4. Айхенвальд о Жуковском

4. ЖУКОВСКИЙ (1783-1852)/69; (№17)

Тишайший поэт русской литературы, благодушный и кроткий, Жуковский - представитель всяких признаний и покорности. 14-летним мальчиком он пишет уже оду - императору Павлу. В высшей степени ценно, что на земле венцом его утверждений является человек - "святейшее из званий"; наставник Александр II, всегда - хвалитель человеческий, доверчивый гуманист и друг души. Но психологически и эстетически это можно было бы вполне приветствовать лишь тогда, если бы его миросозерцание прошло через горнило каких-нибудь сомнений и критики, если бы хоть один луч протеста и гордыни когда-либо прорезал его слишком невозмутимую первоначальную тишину.

Но нет: благонравие и благоволение Жуковского спокойно, без ритма, без колебаний, и кажется, что его душевное море никогда не знало прилива и отлива, - в таком случае, море ли оно?..
   
Певец и питомец добродетели, он не стесняется о ней говорить, - ему не совестно ее восхвалять; всегда нравственный, без темперамента, искренний служитель "посредственности" (т. е. умеренности), он добро чтит не за страх, а за совесть. И когда в послании к Батюшкову, "сыну неги и веселья", он называет поэта-эпикурейца "родным по музе" и чокается с ним, то как-то не веришь этому родству; и больше находится Жуковский в своей душевной сфере, когда дружески советует: "Отвергни сладострастья погибельны мечты". И если иногда он прославляет вино, то это он к вину снисходит.

Ничем не опьяненный, выше всяких соблазнов, никогда не возвышая голоса, безгневный и мягкий, Жуковский уже этим складом своей натуры был предназначен к тому, чтобы бесшумно войти в систему жизни, которую он застал, и без поправок и оговорок склониться перед освященной традицией.
   
Безоблачность Жуковского, тихая погода его души, слишком ровный свет его сердечной лампады не производят отрицательного впечатления, потому что во всем этом нет сознательного самодовольства и все это пронизано лунными лучами непритворной меланхолии.

Несамостоятельный, способный лишь к мелодичным отзвукам на чужие звуки, прирожденный переводчик, Жуковский точно потому вызван природой, что она позаботилась о создании русского эха для немецкого идеализма. От Германии, от Шиллера, от Рейна - много у Жуковского.

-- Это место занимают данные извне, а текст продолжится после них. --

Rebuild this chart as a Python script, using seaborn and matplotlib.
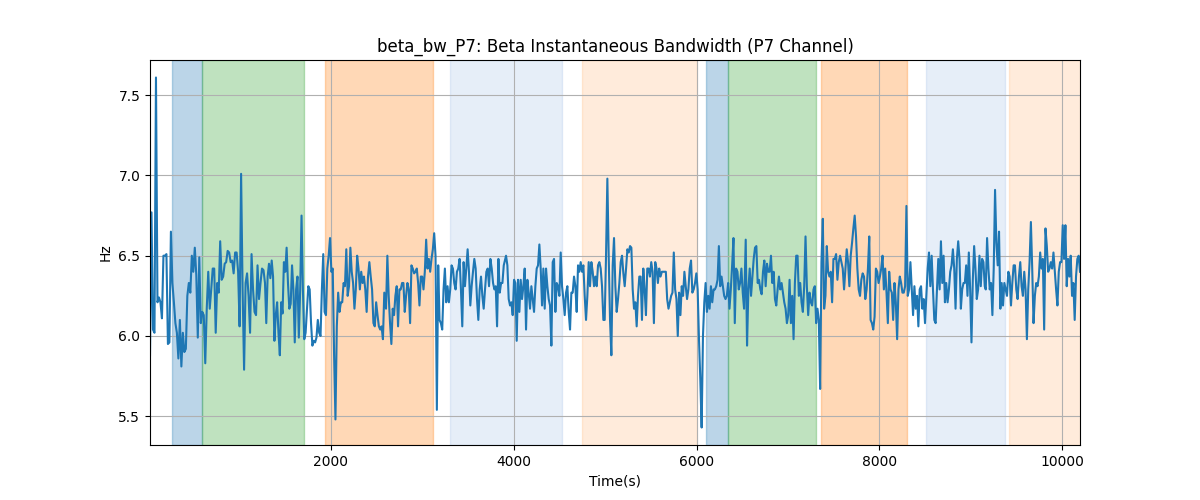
import matplotlib
matplotlib.use("Agg")
import matplotlib.pyplot as plt
import numpy as np
import pandas as pd
import seaborn as sns

# beta bandwidth values, in 8 consecutive time segments
seg1 = [5.88, 6.77, 6.04, 6.02, 7.61, 6.21, 6.24, 6.21, 6.11, 6.50, 6.50, 6.51, 5.95, 5.96, 6.65, 6.33,
        6.21, 6.08, 6.02, 5.86, 6.10, 5.81, 6.02, 5.90, 5.92, 6.25, 6.33, 6.27, 6.50, 6.40, 6.55, 6.38,
        5.99, 6.49, 6.08, 6.15, 6.13, 5.83, 6.17, 6.40, 6.17, 6.29, 6.42, 6.42, 6.02, 6.33, 6.27, 6.59,
        6.35, 6.37, 6.45, 6.46, 6.53, 6.52, 6.46, 6.47, 6.39, 6.52, 6.52, 6.40, 6.06, 7.01, 6.29, 5.79,
        6.33, 6.39, 6.25, 6.02, 6.51, 6.29, 6.15, 6.13, 6.44, 6.23, 6.33, 6.42, 6.41, 6.33]
seg2 = [6.08, 6.37, 6.45, 6.36, 6.47, 6.37, 5.97, 6.13, 6.21, 6.02, 5.88, 6.21, 6.14, 6.46, 6.40, 6.55,
        6.33, 6.17, 6.20, 6.44, 6.29, 5.96, 6.29, 6.37, 5.99, 6.29, 6.75, 6.29, 5.98, 6.02, 6.17, 6.31,
        6.29, 6.08, 5.94, 5.97, 5.96, 5.99, 6.10, 6.02, 6.00, 6.29, 6.51, 6.15, 6.13, 6.42, 6.50, 6.61,
        6.40, 6.42, 5.88, 5.48, 6.06, 6.27, 6.15, 6.21, 6.21, 6.33, 6.31, 6.54, 6.25, 6.31, 6.55, 6.40,
        6.33, 6.17, 6.29, 6.50, 6.42, 6.29, 6.40, 6.33, 6.37, 6.29, 6.15, 6.37, 6.46, 6.37, 6.29, 6.08,
        6.06, 6.21, 6.13, 6.06, 6.04, 6.06, 5.98, 6.27]
seg3 = [6.17, 6.50, 6.25, 6.08, 5.95, 6.17, 6.13, 6.25, 6.31, 6.06, 6.29, 6.29, 6.33, 6.33, 6.15, 6.25,
        6.33, 6.29, 6.08, 6.44, 6.42, 6.39, 6.40, 6.42, 6.33, 6.19, 6.37, 6.37, 6.29, 6.40, 6.60, 6.42,
        6.48, 6.40, 6.48, 6.54, 6.64, 6.50, 5.54, 6.44, 6.10, 6.08, 6.04, 6.29, 6.42, 6.21, 6.31, 6.21,
        6.29, 6.44, 6.42, 6.33, 6.29, 6.40, 6.42, 6.48, 6.29, 6.06, 6.46, 6.31, 6.42, 6.54, 6.40, 6.19,
        6.31, 6.40, 6.48, 6.42, 6.23, 6.10, 6.29, 6.37, 6.25, 6.17, 6.29, 6.40, 6.42, 6.31, 6.48, 6.42,
        6.33, 6.29, 6.31, 6.06, 6.48, 6.27, 6.33, 6.33, 6.44]
seg4 = [6.50, 6.44, 6.23, 6.19, 6.21, 6.13, 6.35, 6.33, 5.97, 6.35, 6.15, 6.35, 6.23, 6.31, 6.42, 6.04,
        6.35, 6.27, 6.17, 6.31, 6.23, 6.15, 6.31, 6.42, 6.44, 6.57, 6.42, 6.19, 6.42, 6.17, 6.42, 6.31,
        6.23, 6.19, 5.94, 6.46, 6.48, 6.15, 6.33, 6.31, 6.25, 6.52, 6.31, 6.23, 6.13, 6.27, 6.31, 6.15,
        6.04, 6.27, 6.27, 6.37, 6.31, 6.15, 6.44, 6.40, 6.46, 6.40, 6.44, 6.25, 6.10, 6.25, 6.46, 6.31,
        6.46, 6.40, 6.31, 6.37, 6.31, 6.44, 6.46, 6.42, 6.31, 6.10, 6.10, 6.50, 6.98, 6.50, 6.10, 5.88,
        6.44, 6.61, 6.31, 6.15, 6.23, 6.33, 6.46, 6.50, 6.39, 6.31]
seg5 = [6.42, 6.54, 6.52, 6.56, 6.55, 6.29, 6.17, 6.21, 6.06, 6.25, 6.37, 6.37, 6.10, 6.42, 6.29, 6.13,
        6.42, 6.42, 6.37, 6.46, 6.40, 6.08, 6.46, 6.42, 6.33, 6.42, 6.37, 6.40, 6.40, 6.40, 6.40, 6.23,
        6.17, 6.21, 6.25, 6.27, 6.52, 6.29, 6.23, 6.00, 6.27, 6.13, 6.31, 6.25, 6.40, 6.31, 6.23, 6.29,
        6.42, 6.47, 6.27, 6.29, 6.33, 6.39, 6.29, 5.98, 5.73, 5.43, 6.00, 6.21, 6.33, 6.15, 6.25, 6.17,
        6.31, 6.21, 6.29, 6.29, 6.31, 6.35, 6.56, 6.31, 6.37, 6.31, 6.25, 6.23, 6.25, 6.33, 6.17, 6.29,
        6.44, 6.61, 6.08, 6.42, 6.40, 6.29, 6.33, 6.42, 6.27, 6.17]
seg6 = [6.60, 5.94, 6.29, 6.42, 6.25, 6.37, 6.48, 6.55, 6.56, 6.33, 6.35, 6.29, 6.26, 6.40, 6.47, 6.31,
        6.45, 6.40, 6.40, 6.50, 6.33, 6.40, 6.23, 6.19, 6.29, 6.37, 6.29, 6.33, 6.27, 6.21, 6.17, 6.08,
        6.13, 6.35, 6.08, 6.25, 5.98, 6.33, 6.50, 6.50, 6.25, 6.33, 6.21, 6.15, 6.31, 6.62, 6.31, 6.13,
        6.27, 6.21, 6.19, 6.29, 6.31, 6.08, 6.17, 6.10, 5.67, 6.46, 6.73, 6.17, 6.25, 6.56, 6.40, 6.37,
        6.40, 6.21, 6.48, 6.48, 6.51, 6.35, 6.46, 6.50, 6.46, 6.42, 6.29, 6.42, 6.54, 6.46, 6.31, 6.50,
        6.58, 6.67, 6.75, 6.62, 6.42, 6.29, 6.25, 6.35, 6.39, 6.37]
seg7 = [6.23, 6.29, 6.42, 6.62, 6.10, 6.08, 6.04, 6.12, 6.42, 6.40, 6.33, 6.37, 6.42, 6.50, 6.29, 6.42,
        6.27, 6.08, 6.40, 6.29, 6.27, 6.10, 6.33, 6.21, 5.98, 6.29, 6.37, 6.33, 6.27, 6.27, 6.31, 6.81,
        6.25, 6.29, 6.46, 6.29, 6.13, 6.31, 6.17, 6.25, 6.06, 6.29, 6.31, 6.17, 6.23, 6.08, 6.25, 6.42,
        6.52, 6.31, 6.50, 6.29, 6.10, 6.08, 6.29, 6.48, 6.29, 6.59, 6.33, 6.50, 6.21, 6.33, 6.21, 6.29,
        6.40, 6.44, 6.54, 6.42, 6.17, 6.48, 6.59, 6.48, 6.17, 6.29, 6.33, 6.33, 6.44, 6.25, 6.52, 6.29,
        5.96, 6.35, 6.56, 6.42, 6.23, 6.29, 6.50, 6.31, 6.48, 6.46, 6.31]
seg8 = [6.29, 6.61, 6.42, 6.29, 6.33, 6.13, 6.42, 6.91, 6.58, 6.44, 6.65, 6.17, 6.33, 6.19, 6.33, 6.29,
        6.25, 6.40, 6.37, 6.19, 6.33, 6.44, 6.44, 6.29, 6.23, 6.37, 6.46, 6.31, 6.25, 6.40, 6.29, 5.98,
        6.29, 6.46, 6.71, 6.42, 6.08, 6.25, 6.33, 6.31, 6.37, 6.52, 6.42, 6.48, 6.04, 6.67, 6.56, 6.40,
        6.42, 6.46, 6.42, 6.52, 6.40, 6.29, 6.19, 6.40, 6.46, 6.46, 6.69, 6.48, 6.69, 6.31, 6.48, 6.37,
        6.50, 6.25, 6.33, 6.10, 6.37, 6.48, 6.50, 6.40]
segments = [seg1, seg2, seg3, seg4, seg5, seg6, seg7, seg8]

# time (s) covered by each segment
seg_start = [20, 1292, 2602, 3915, 5228, 6537, 7845, 9163]
seg_end = [1278, 2583, 3890, 5213, 6519, 7831, 9152, 10194]

# shaded phases
span_start = [261, 585, 1934, 3302, 4746, 6103, 6347, 7362, 8510, 9418]
span_end = [585, 1708, 3112, 4524, 6000, 6347, 7307, 8299, 9374, 10300]
span_color = ["tab:blue", "tab:green", "tab:orange", "#5b8fd6", "tab:orange",
              "tab:blue", "tab:green", "tab:orange", "#5b8fd6", "tab:orange"]
span_alpha = [0.3, 0.3, 0.3, 0.15, 0.15, 0.3, 0.3, 0.3, 0.15, 0.15]

t = np.concatenate([np.linspace(a, b, len(s)) for a, b, s in zip(seg_start, seg_end, segments)])
v = np.concatenate([np.array(s) for s in segments])
df = pd.DataFrame({"Time(s)": t, "Hz": v})

fig, ax = plt.subplots(figsize=(12, 5), dpi=100)

for s0, s1, c, a in zip(span_start, span_end, span_color, span_alpha):
    ax.axvspan(s0, s1, color=c, alpha=a)

sns.lineplot(data=df, x="Time(s)", y="Hz", ax=ax, color="tab:blue", linewidth=1.5,
             estimator=None, sort=False)

ax.set_xlim(t[0], t[-1])
ax.grid(True)
ax.set_title("beta_bw_P7: Beta Instantaneous Bandwidth (P7 Channel)")
ax.set_xlabel("Time(s)")
ax.set_ylabel("Hz")

fig.savefig("out.png")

Ореолом уважения вовеки будет окружена созерцательная фигура Жуковского. К тому же нельзя, неблагодарно было бы забыть, что, когда нужно было, он из этой созерцательности немедля выходил, своими отношениями к трону пользовался для того, чтобы выручать товарищей по благородному ремеслу, и всегда, от Пушкина и до Шевченко, где русский писатель в беде, там около него, помогая и поддерживая, стоит Жуковский.

Это его собственную литературу так достойно восполняет, это так хорошо комментирует его мысль о "священном добра наслажденьи", и в его негромкой гармоничности нет более обаятельной черты, чем это соответствие доброго слова и доброго дела.